The buffer zones have also made it substantially more difficult for petitioners to distribute literature to arriving patients. As explained, because petitioners in Boston cannot readily identify patients before they enter the zone, they often cannot approach them in time to place literature near their hands—the most effective means of getting the patients to accept it. In Worcester and Springfield, the zones have pushed petitioners so far back from the clinics’ driveways that they can no longer even attempt to offer literature as drivers turn into the parking lots. In short, the Act operates to deprive petitioners of their two primary methods of communicating with patients.
In other words, buffer zones work. So they’ve got to go.
As I noted here before the Court’s decision, one of the biggest differences between the Hill decision and McCullen is the composition of the Court. Justice Alito replaced Justice Sandra Day O’Connor, and the Court hasmoved further to the right.
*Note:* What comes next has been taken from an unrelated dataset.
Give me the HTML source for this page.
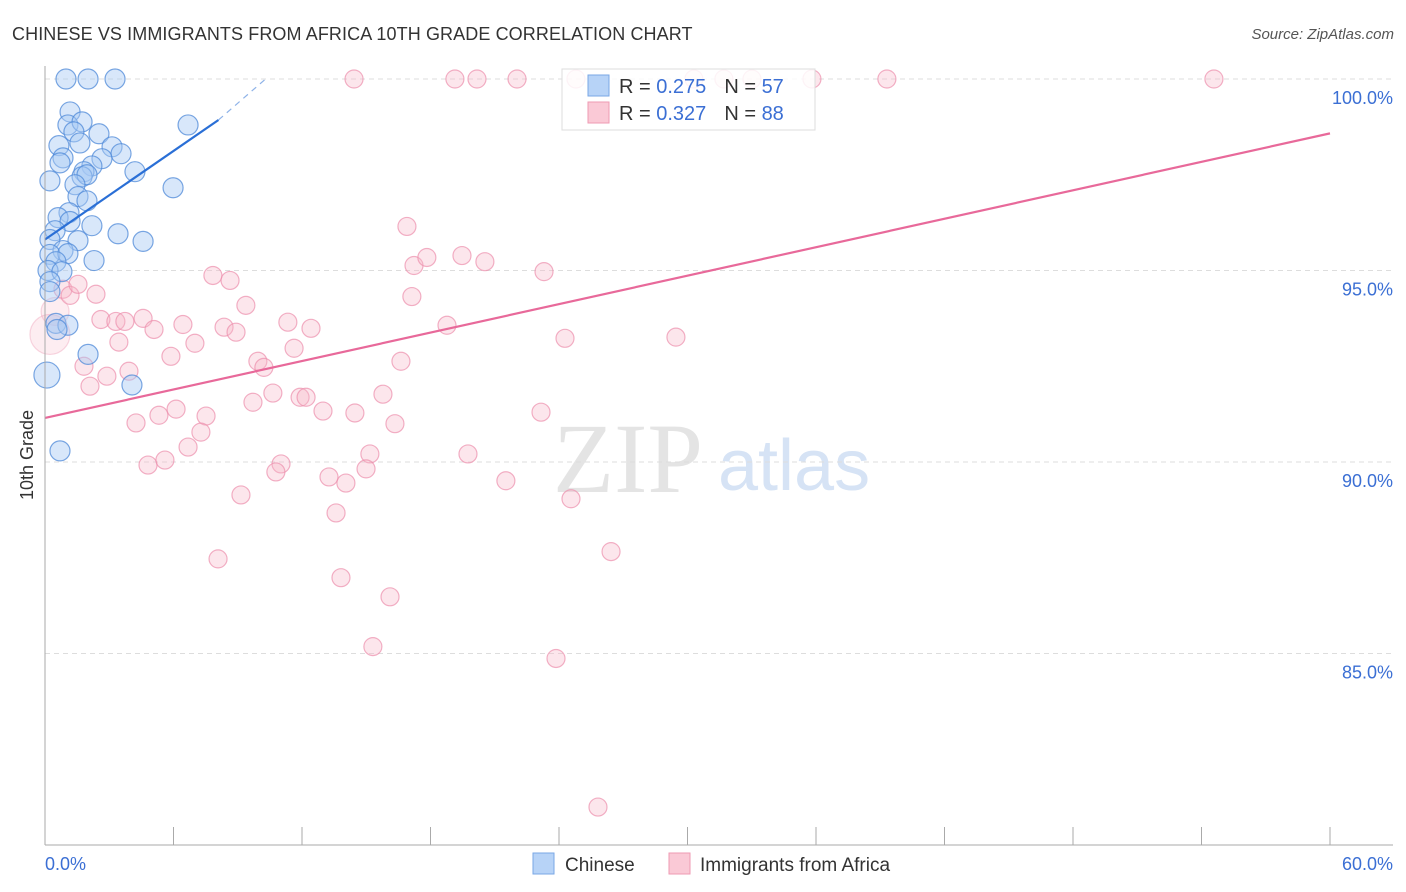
<!DOCTYPE html>
<html><head><meta charset="utf-8"><style>
body{margin:0;background:#fff;font-family:"Liberation Sans",sans-serif;}
svg{display:block}
</style></head><body>
<svg id="chart" width="1406" height="892" xmlns="http://www.w3.org/2000/svg">
<text x="12" y="40" font-size="18" fill="#333" letter-spacing="0.1">CHINESE VS IMMIGRANTS FROM AFRICA 10TH GRADE CORRELATION CHART</text>
<text x="1394" y="39" font-size="15" fill="#555" font-style="italic" text-anchor="end">Source: ZipAtlas.com</text>
<g>
<text x="553" y="492" font-size="100" font-family="Liberation Serif,serif" fill="#e4e4e4">ZIP</text>
<text x="718" y="490" font-size="72" fill="#d6e3f5">atlas</text>
</g>
<g id="grid"></g>
<g id="marks"></g>
<g id="axes"></g>
<text transform="translate(33,455) rotate(-90)" font-size="18" fill="#333" text-anchor="middle">10th Grade</text>
<g>
<rect x="562" y="69" width="253" height="61" fill="#fff" fill-opacity="0.85" stroke="#ddd"/>
<rect x="588" y="75" width="21" height="21" fill="#b7d3f7" stroke="#7aa7e6"/>
<text x="619" y="93" font-size="20" fill="#333">R = <tspan fill="#3b6fd4">0.275</tspan><tspan dx="18">N = </tspan><tspan fill="#3b6fd4">57</tspan></text>
<rect x="588" y="102" width="21" height="21" fill="#fac9d6" stroke="#ef9ab3"/>
<text x="619" y="120" font-size="20" fill="#333">R = <tspan fill="#3b6fd4">0.327</tspan><tspan dx="18">N = </tspan><tspan fill="#3b6fd4">88</tspan></text>
</g>
<g>
<rect x="533" y="853" width="21" height="21" fill="#b7d3f7" stroke="#7aa7e6"/>
<text x="565" y="871" font-size="19" fill="#333">Chinese</text>
<rect x="669" y="853" width="21" height="21" fill="#fac9d6" stroke="#ef9ab3"/>
<text x="700" y="871" font-size="19" fill="#333">Immigrants from Africa</text>
</g>
</svg>
<script>
const yTicks=[100,95,90,85];
const yTickLabels=["100.0%","95.0%","90.0%","85.0%"];
const xTickVals=[0,6,12,18,24,30,36,42,48,54,60];
const blueX=[0.98,2.01,3.27,1.17,1.07,1.73,2.52,1.35,1.63,0.65,3.13,0.84,3.55,2.66,0.70,2.19,4.20,1.82,1.73,1.96,1.40,5.98,0.23,1.54,1.96,1.12,0.61,1.17,2.19,3.41,0.47,0.23,4.58,1.54,0.84,0.23,1.07,2.29,0.51,0.14,0.79,0.23,0.23,0.51,1.07,0.56,2.01,4.06,0.09,0.70,6.68];
const blueY=[100,100,100,99.14,98.80,98.88,98.57,98.62,98.33,98.26,98.23,97.94,98.05,97.92,97.81,97.73,97.58,97.58,97.45,97.50,97.24,97.16,97.34,96.93,96.82,96.51,96.38,96.28,96.17,95.96,96.04,95.81,95.76,95.78,95.52,95.42,95.44,95.26,95.23,95.0,94.97,94.71,94.45,93.62,93.57,93.46,92.81,92.01,92.27,90.29,98.80];
const blueR=[10,10,10,10,10,10,10,10,10,10,10,10,10,10,10,10,10,10,10,10,10,10,10,10,10,10,10,10,10,10,10,10,10,10,10,10,10,10,10,10,10,10,10,10,10,10,10,10,13,10,10];
const pinkX=[14.43,19.14,20.17,22.04,24.79,30.3,31.7,33.01,35.81,39.31,54.58,16.90,17.23,17.83,19.47,20.54,23.30,7.84,8.64,9.38,17.13,2.38,0.84,1.17,1.54,0.47,2.61,3.31,3.73,4.58,5.09,6.44,8.36,8.92,11.34,12.42,18.77,24.28,29.46,3.45,7.00,5.88,9.94,10.22,11.63,16.62,1.82,2.89,3.92,2.10,9.71,10.64,11.91,12.19,12.98,14.47,15.78,23.16,5.32,6.12,7.52,4.25,7.28,16.34,6.68,4.81,5.60,15.17,19.75,11.02,10.78,13.26,14.05,14.99,21.52,9.15,24.56,13.59,26.43,8.08,13.82,16.11,15.31,23.86,25.82,0.23];
const pinkY=[100,100,100,100,100,100,100,100,100,100,100,96.15,95.13,95.34,95.39,95.23,94.97,94.87,94.74,94.09,94.32,94.38,94.51,94.35,94.64,93.93,93.72,93.67,93.67,93.75,93.46,93.59,93.52,93.39,93.65,93.49,93.57,93.23,93.26,93.13,93.10,92.76,92.63,92.47,92.97,92.63,92.50,92.24,92.37,91.98,91.56,91.80,91.69,91.69,91.33,91.28,91.77,91.30,91.22,91.38,91.20,91.02,90.78,91.0,90.39,89.92,90.05,90.21,90.21,89.95,89.74,89.61,89.45,89.82,89.51,89.14,89.04,88.67,87.66,87.47,86.98,86.48,85.18,84.87,80.99,93.33];
const pinkR=[9,9,9,9,9,9,9,9,9,9,9,9,9,9,9,9,9,9,9,9,9,9,9,9,9,14,9,9,9,9,9,9,9,9,9,9,9,9,9,9,9,9,9,9,9,9,9,9,9,9,9,9,9,9,9,9,9,9,9,9,9,9,9,9,9,9,9,9,9,9,9,9,9,9,9,9,9,9,9,9,9,9,9,9,9,20];
const blueLine=[0,95.81,8.1,98.93];
const blueDash=[8.1,98.93,10.3,100.0];
const pinkLine=[0,91.15,60,98.58];

const X0=45,X1=1330,Y0=79,Y1=845;
const xs=v=>X0+(v/60)*(X1-X0);
const ys=v=>Y0+(100-v)/20*(Y1-Y0);
const NS="http://www.w3.org/2000/svg";
function mk(tag,attrs,parent){const e=document.createElementNS(NS,tag);for(const k in attrs)e.setAttribute(k,attrs[k]);parent.appendChild(e);return e;}
const grid=document.getElementById('grid'),marks=document.getElementById('marks'),axes=document.getElementById('axes');
yTicks.forEach((t,i)=>{
 const l=mk('line',{x1:X0,x2:X1+62,y1:ys(t),y2:ys(t),stroke:'#ddd','stroke-dasharray':'5,4'},grid);
 
 
 const tx=mk('text',{x:1393,y:ys(t)+25,'font-size':18,fill:'#3b6fd4','text-anchor':'end'},axes);
 tx.textContent=yTickLabels[i];
 
 
});
const ax=mk('line',{x1:X0,x2:X0,y1:66,y2:Y1,stroke:'#aaa'},axes);


const bx=mk('line',{x1:X0,x2:1393,y1:Y1,y2:Y1,stroke:'#aaa'},axes);


xTickVals.forEach(v=>{
 const t=mk('line',{x1:xs(v),x2:xs(v),y1:Y1,y2:Y1-18,stroke:'#aaa'},axes);
 
 
});
const xl0=mk('text',{x:45,y:870,'font-size':18,fill:'#3b6fd4'},axes);xl0.textContent='0.0%';


const xl1=mk('text',{x:1393,y:870,'font-size':18,fill:'#3b6fd4','text-anchor':'end'},axes);xl1.textContent='60.0%';


pinkX.forEach((v,i)=>{
 const big=pinkR[i]>12;
 const c=mk('circle',{cx:xs(v),cy:ys(pinkY[i]),r:pinkR[i],fill:'#f7b6c9','fill-opacity':big?0.25:0.35,stroke:'#ec8fac','stroke-opacity':big?0.35:0.7,'stroke-width':1.2},marks);
 
 
});
blueX.forEach((v,i)=>{
 const c=mk('circle',{cx:xs(v),cy:ys(blueY[i]),r:blueR[i],fill:'#a9c9f3','fill-opacity':0.45,stroke:'#4f8ad8','stroke-opacity':0.75,'stroke-width':1.2},marks);
 
 
});
const pl=mk('line',{x1:xs(pinkLine[0]),y1:ys(pinkLine[1]),x2:xs(pinkLine[2]),y2:ys(pinkLine[3]),stroke:'#e8699a','stroke-width':2.2},marks);


const bl=mk('line',{x1:xs(blueLine[0]),y1:ys(blueLine[1]),x2:xs(blueLine[2]),y2:ys(blueLine[3]),stroke:'#2a6fd6','stroke-width':2.2},marks);


const bd=mk('line',{x1:xs(blueDash[0]),y1:ys(blueDash[1]),x2:xs(blueDash[2]),y2:ys(blueDash[3]),stroke:'#8fb3e8','stroke-width':1.2,'stroke-dasharray':'6,5'},marks);


</script>
</body></html>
But now that we have the McCullen decision, I think another big difference is the Roberts Court decision in Gonzales v. Carhart, which in 2007 upheld the federal “Partial-Birth Abortion Ban Act of 2003.” In that decision, Justice Anthony Kennedy, writing for the 6-3 majority, justified upholding the ban in large part based on the unsubstantiated idea of abortion regret. “It seems unexceptionable to conclude some women come to regret their choice to abort the infant life they once created and sustained,” Kennedy wrote in Gonzales.
Is it any surprise then that a Court that so readily assumes to know what women do and do not regret as a means of upholding one anti-choice law would latch on to the unsubstantiated testimony of McCullen to strike at legislation designed to protect the rights of those very women Justice Kennedy concern-trolls in Gonzales?
I hate to say it, but it gets worse: Next term, the Roberts Court will hear the case of Elonis v. United States, a case that questions the constitutionality of laws that criminalize online threatening speech. At the heart of Elonis is a fight over what is and is not a “true threat”—the very question also at the heart of the emerging legal challenges to targeted, individual instances of clinic and provider harassment under the Federal Access to Clinic Entrances (FACE) Act and state-level anti-harassment and anti-stalking laws. The majority in McCullen points to these kinds of laws as proof that the Commonwealth of Massachusetts did not narrowly tailor its buffer zone law enough. If states and localities are so concerned about clinic violence, Roberts writes in McCullen, then they should look first to these laws, which in the Court’s opinion are far better suited to address instances of violence and harassment. Of course the opinion in McCullen is silent on the looming threats to even those protections.
Thursday’s decision didn’t strike down all buffer zones per se, but I suspect we’ll see more legal challenges to other buffer zones with anti-choice activists continuing to argue that Hill v. Colorado should be overturned. And if the Roberts Court’s approach to abortion rights is anything like its approach to voting rights or affirmative action policies, then we will see exactly that happen.
Which brings us back to our gentle, plump grandma and the very smart choice by the anti-
choice right to put her front-and-center in this fight. After all, what better way to make the case for gutting protections for patients and providers then to flip the script and make grandma the real victim.